-- BEGIN INFORMATION PROVIDED --

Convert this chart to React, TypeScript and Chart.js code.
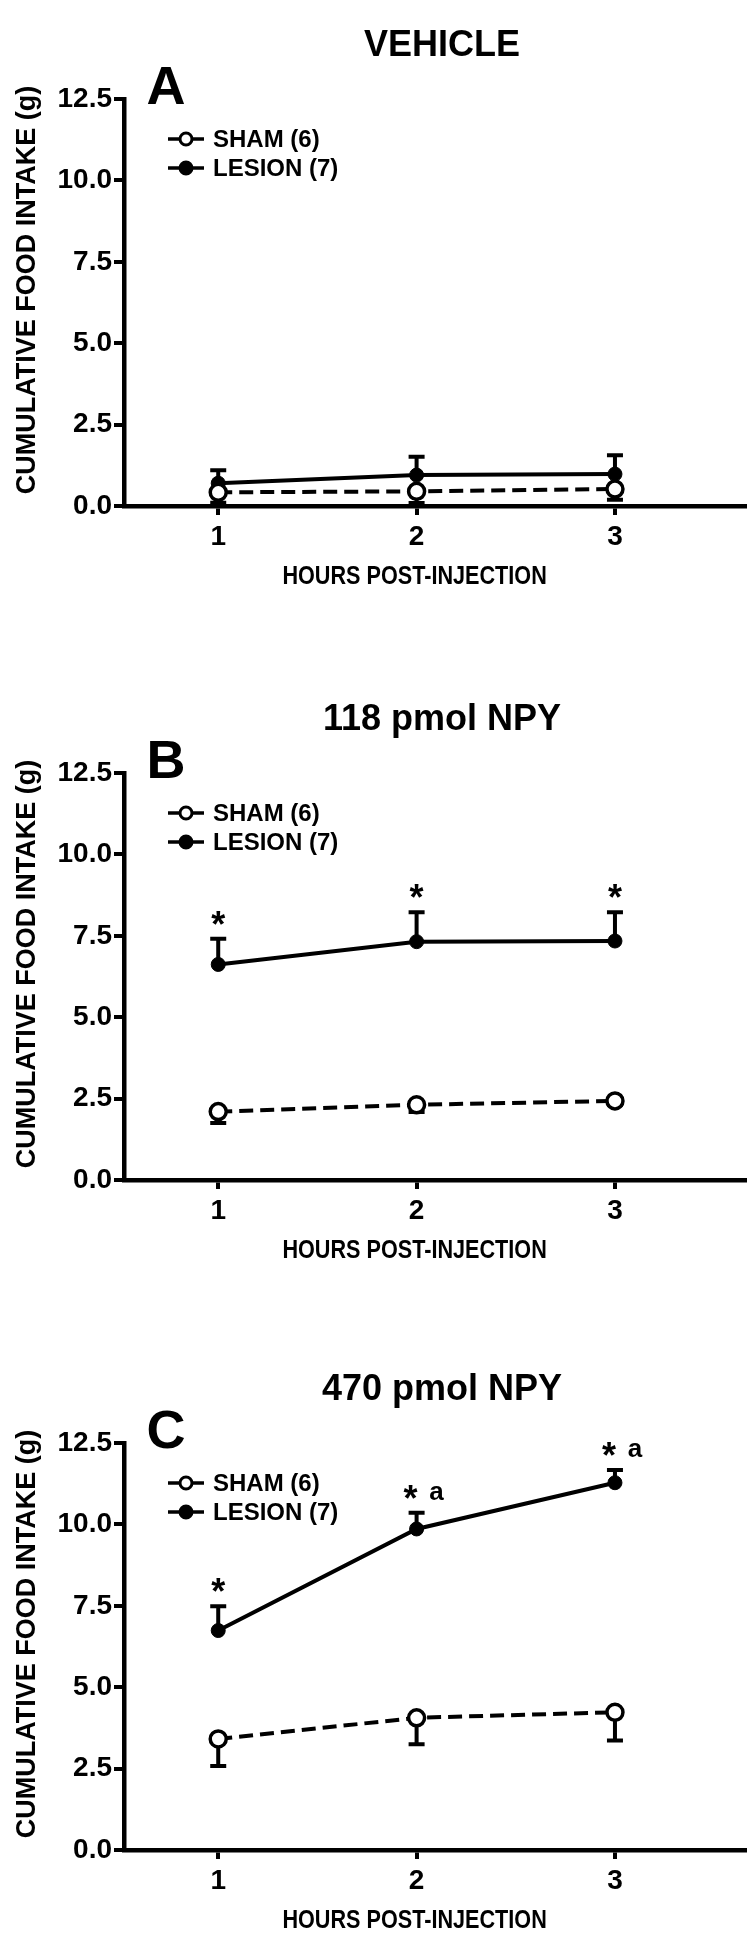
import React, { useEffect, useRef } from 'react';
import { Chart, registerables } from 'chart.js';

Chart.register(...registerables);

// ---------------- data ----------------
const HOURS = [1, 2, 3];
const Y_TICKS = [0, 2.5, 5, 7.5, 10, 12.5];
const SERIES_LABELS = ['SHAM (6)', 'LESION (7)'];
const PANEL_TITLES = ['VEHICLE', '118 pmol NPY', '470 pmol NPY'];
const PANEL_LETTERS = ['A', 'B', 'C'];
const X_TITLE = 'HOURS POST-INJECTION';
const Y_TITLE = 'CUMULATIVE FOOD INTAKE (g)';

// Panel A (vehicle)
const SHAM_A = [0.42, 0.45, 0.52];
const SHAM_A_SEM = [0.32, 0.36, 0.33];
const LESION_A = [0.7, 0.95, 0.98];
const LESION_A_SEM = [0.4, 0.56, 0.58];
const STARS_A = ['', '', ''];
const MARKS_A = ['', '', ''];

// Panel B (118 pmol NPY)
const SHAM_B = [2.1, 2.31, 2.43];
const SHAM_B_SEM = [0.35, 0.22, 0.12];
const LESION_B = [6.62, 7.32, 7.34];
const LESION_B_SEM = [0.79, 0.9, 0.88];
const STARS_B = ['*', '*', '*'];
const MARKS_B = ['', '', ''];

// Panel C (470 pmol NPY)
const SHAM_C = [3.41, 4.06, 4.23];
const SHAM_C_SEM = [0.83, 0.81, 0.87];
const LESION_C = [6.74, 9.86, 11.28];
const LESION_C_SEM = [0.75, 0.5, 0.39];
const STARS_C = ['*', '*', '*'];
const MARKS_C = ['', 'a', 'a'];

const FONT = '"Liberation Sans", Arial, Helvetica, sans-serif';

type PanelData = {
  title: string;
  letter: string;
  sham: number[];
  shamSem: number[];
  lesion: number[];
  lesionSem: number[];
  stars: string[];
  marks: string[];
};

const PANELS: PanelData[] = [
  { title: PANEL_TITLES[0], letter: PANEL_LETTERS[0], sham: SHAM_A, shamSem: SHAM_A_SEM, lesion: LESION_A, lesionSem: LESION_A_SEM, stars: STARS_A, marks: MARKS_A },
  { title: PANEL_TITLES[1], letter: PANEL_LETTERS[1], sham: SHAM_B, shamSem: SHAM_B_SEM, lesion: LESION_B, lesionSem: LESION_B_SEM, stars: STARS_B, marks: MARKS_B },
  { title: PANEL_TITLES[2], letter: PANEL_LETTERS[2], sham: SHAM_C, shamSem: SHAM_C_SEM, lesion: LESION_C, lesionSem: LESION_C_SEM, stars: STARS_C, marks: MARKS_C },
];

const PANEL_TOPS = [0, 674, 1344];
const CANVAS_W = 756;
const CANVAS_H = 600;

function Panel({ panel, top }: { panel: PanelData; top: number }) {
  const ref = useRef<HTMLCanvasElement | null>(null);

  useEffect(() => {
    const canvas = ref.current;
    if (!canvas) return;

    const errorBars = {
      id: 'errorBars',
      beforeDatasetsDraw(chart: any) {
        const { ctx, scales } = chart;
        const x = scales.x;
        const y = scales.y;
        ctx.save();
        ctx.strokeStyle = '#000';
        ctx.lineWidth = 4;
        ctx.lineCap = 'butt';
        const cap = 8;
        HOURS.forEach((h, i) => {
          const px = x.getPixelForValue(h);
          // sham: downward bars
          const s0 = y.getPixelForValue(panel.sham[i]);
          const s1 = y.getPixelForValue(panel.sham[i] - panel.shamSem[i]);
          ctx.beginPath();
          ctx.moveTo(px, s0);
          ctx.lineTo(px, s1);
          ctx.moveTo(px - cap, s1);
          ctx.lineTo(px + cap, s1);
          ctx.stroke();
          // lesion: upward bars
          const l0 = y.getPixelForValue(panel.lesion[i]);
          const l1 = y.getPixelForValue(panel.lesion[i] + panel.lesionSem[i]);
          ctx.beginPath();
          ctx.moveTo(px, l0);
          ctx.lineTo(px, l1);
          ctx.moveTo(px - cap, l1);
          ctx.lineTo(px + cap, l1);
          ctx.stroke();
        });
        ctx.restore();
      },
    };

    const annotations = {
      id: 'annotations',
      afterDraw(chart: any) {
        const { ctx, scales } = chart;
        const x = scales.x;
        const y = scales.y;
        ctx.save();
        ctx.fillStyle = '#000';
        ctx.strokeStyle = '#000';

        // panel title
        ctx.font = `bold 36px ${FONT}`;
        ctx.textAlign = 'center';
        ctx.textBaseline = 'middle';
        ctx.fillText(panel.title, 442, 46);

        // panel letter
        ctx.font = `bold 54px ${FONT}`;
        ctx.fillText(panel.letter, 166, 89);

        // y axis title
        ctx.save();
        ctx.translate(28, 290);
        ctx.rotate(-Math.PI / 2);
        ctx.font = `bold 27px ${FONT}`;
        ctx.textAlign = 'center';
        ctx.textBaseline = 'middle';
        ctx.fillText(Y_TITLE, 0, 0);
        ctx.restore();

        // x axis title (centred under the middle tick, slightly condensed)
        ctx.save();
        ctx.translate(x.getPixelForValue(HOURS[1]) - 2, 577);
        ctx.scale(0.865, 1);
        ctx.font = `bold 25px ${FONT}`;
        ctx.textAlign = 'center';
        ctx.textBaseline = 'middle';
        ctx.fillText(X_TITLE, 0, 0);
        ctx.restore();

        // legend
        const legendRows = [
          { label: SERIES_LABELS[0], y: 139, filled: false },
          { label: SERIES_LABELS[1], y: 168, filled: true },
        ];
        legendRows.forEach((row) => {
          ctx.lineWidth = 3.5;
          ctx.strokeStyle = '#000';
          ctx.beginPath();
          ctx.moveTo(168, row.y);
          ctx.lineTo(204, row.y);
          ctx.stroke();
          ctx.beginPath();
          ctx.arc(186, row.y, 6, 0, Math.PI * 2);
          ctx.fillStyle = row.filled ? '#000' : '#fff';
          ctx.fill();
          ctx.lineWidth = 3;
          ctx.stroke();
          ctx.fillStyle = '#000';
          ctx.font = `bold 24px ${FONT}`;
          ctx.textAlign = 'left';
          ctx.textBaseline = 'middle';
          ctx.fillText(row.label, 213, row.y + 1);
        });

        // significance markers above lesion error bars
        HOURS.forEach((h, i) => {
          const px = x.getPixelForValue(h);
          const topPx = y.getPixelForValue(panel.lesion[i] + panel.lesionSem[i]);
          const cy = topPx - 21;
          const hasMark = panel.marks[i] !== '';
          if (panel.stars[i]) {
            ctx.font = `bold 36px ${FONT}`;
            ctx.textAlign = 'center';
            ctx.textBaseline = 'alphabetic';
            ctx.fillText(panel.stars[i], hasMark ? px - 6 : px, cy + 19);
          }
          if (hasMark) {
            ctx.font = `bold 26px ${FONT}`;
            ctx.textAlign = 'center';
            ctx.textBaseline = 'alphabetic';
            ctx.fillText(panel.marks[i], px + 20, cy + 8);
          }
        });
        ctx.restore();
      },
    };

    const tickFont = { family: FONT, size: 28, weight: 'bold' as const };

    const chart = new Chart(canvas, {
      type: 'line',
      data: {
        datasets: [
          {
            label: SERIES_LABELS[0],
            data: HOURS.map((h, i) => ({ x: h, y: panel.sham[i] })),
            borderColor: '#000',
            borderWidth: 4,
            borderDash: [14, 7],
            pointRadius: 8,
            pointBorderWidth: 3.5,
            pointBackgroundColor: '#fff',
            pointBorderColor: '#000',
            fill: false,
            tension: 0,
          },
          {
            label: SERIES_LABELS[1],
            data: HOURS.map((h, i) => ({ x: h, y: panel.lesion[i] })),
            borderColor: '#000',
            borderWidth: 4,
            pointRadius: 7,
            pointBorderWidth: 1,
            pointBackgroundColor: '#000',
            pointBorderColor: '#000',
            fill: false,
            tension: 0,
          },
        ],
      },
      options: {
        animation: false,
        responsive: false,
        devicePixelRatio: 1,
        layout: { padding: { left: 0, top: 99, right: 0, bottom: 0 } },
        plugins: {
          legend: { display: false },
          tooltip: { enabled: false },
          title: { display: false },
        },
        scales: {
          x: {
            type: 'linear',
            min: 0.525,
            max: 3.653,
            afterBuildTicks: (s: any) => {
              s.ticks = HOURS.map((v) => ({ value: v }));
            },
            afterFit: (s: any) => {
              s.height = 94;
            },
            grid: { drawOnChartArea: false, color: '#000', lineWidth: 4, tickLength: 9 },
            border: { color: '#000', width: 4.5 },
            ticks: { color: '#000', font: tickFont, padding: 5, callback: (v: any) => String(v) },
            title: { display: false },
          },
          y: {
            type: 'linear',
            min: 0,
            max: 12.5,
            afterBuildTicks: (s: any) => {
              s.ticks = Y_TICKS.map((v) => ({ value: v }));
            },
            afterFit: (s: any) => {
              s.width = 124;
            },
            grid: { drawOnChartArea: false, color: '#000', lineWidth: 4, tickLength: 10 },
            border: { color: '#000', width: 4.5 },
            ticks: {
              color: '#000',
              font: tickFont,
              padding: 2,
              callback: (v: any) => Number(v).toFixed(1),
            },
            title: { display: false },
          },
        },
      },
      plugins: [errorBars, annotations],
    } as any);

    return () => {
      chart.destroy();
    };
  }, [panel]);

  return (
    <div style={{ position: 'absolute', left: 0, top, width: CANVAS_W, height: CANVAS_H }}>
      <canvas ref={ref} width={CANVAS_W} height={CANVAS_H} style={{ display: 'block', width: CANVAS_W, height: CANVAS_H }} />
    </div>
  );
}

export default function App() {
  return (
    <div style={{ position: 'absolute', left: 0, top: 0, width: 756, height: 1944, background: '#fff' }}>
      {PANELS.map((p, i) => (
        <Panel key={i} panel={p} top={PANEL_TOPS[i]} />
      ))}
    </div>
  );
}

-- END INFORMATION PROVIDED --

DIRECTIVE:
Transcribe exactly, with no pictures, the lines running from the first line of the material through the line holding "Arial, Helvetica, sans-serif';".

FINAL RESULT:
Convert this chart to React, TypeScript and Chart.js code.
import React, { useEffect, useRef } from 'react';
import { Chart, registerables } from 'chart.js';

Chart.register(...registerables);

// ---------------- data ----------------
const HOURS = [1, 2, 3];
const Y_TICKS = [0, 2.5, 5, 7.5, 10, 12.5];
const SERIES_LABELS = ['SHAM (6)', 'LESION (7)'];
const PANEL_TITLES = ['VEHICLE', '118 pmol NPY', '470 pmol NPY'];
const PANEL_LETTERS = ['A', 'B', 'C'];
const X_TITLE = 'HOURS POST-INJECTION';
const Y_TITLE = 'CUMULATIVE FOOD INTAKE (g)';

// Panel A (vehicle)
const SHAM_A = [0.42, 0.45, 0.52];
const SHAM_A_SEM = [0.32, 0.36, 0.33];
const LESION_A = [0.7, 0.95, 0.98];
const LESION_A_SEM = [0.4, 0.56, 0.58];
const STARS_A = ['', '', ''];
const MARKS_A = ['', '', ''];

// Panel B (118 pmol NPY)
const SHAM_B = [2.1, 2.31, 2.43];
const SHAM_B_SEM = [0.35, 0.22, 0.12];
const LESION_B = [6.62, 7.32, 7.34];
const LESION_B_SEM = [0.79, 0.9, 0.88];
const STARS_B = ['*', '*', '*'];
const MARKS_B = ['', '', ''];

// Panel C (470 pmol NPY)
const SHAM_C = [3.41, 4.06, 4.23];
const SHAM_C_SEM = [0.83, 0.81, 0.87];
const LESION_C = [6.74, 9.86, 11.28];
const LESION_C_SEM = [0.75, 0.5, 0.39];
const STARS_C = ['*', '*', '*'];
const MARKS_C = ['', 'a', 'a'];

const FONT = '"Liberation Sans", Arial, Helvetica, sans-serif';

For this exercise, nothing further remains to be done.